The SEC boasts the top two overall teams, of course, but Florida, Auburn and Ole Miss have all very much handled their business, and while Texas A&M slipped after nearly losing at Colorado, the Aggies still check in at 13th. Meanwhile, three Big Ten East teams -- Ohio State, Michigan and Penn State -- all boast identical 22.1 ratings (which means Ohio State has slipped since the start of the season while UM and PSU have risen a good amount), and the West's top two teams, Wisconsin and Iowa, both grade well, too.
Obviously there are more shifts coming in the future, but the country's two richest conferences are very much the country's two best so far.

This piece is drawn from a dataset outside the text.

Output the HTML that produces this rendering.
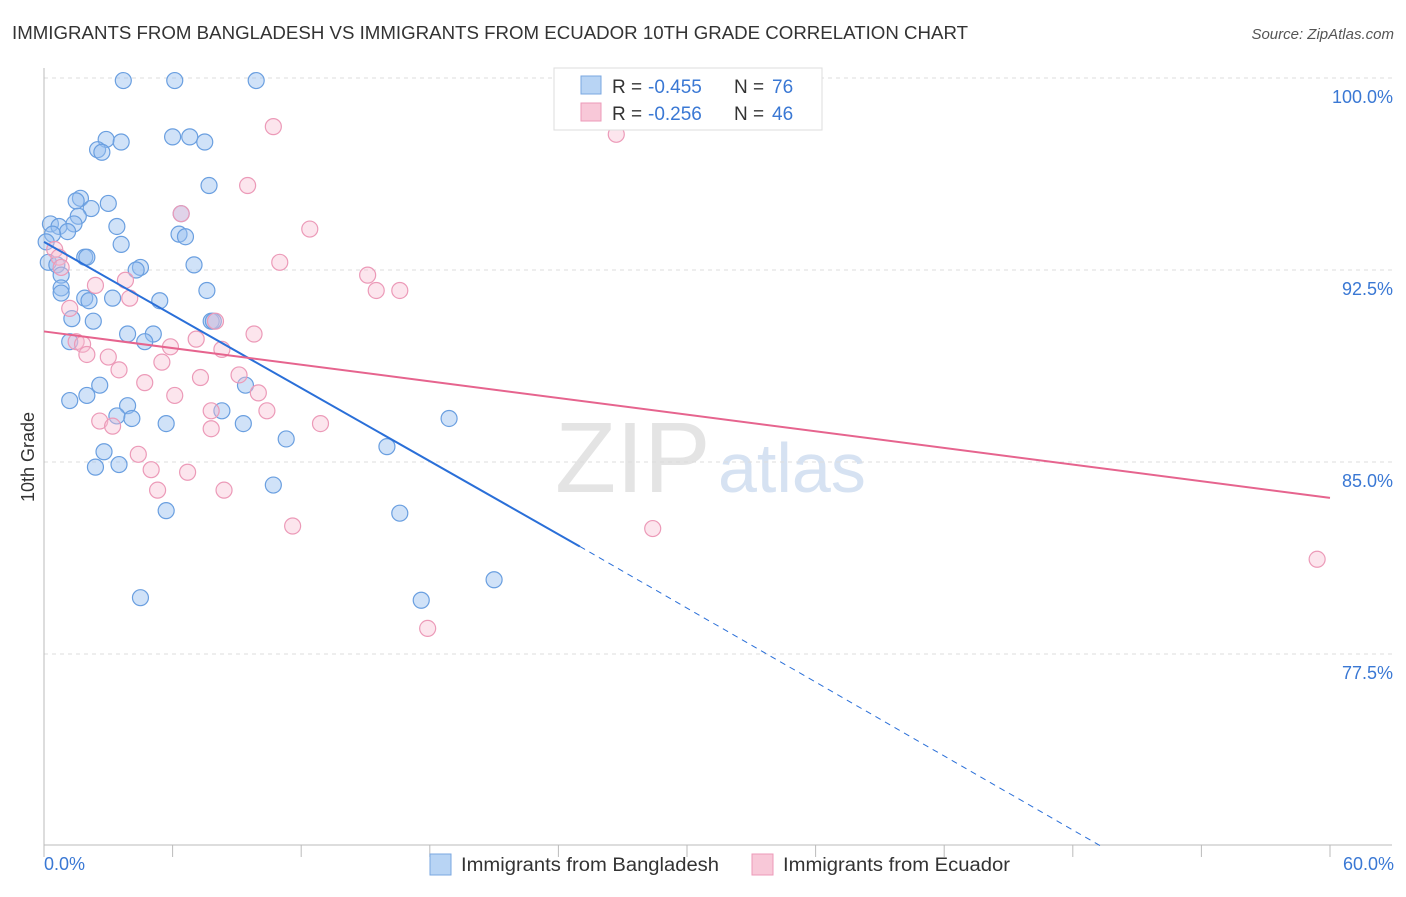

Average SP+ rating by conference:
SEC (11.7)
Big Ten (11.3)
Big 12 (8.6)
Pac-12 (7.6)
ACC (7.6)
AAC (0.4)
Sun Belt (-4.7)
Mountain West (-4.9)
MAC (-8.8)
Conference USA (-8.9)
Most of those leagues' advantages, of course, come from two specific divisions.
Average SP+ rating by power-conference division:
SEC West (16.3)
Big Ten East (14.2)
ACC Coastal (9.2)
Pac-12 South (8.7)
Big Ten West (8.5)
SEC East (7.1)
Pac-12 North (6.6)
ACC Atlantic (5.9)
That's right, with five teams in the top 36 -- North Carolina, Virginia Tech, Miami, Virginia and Pitt -- the ACC Coastal is the third-best division in the country. It's been a totally normal year so far. Totally.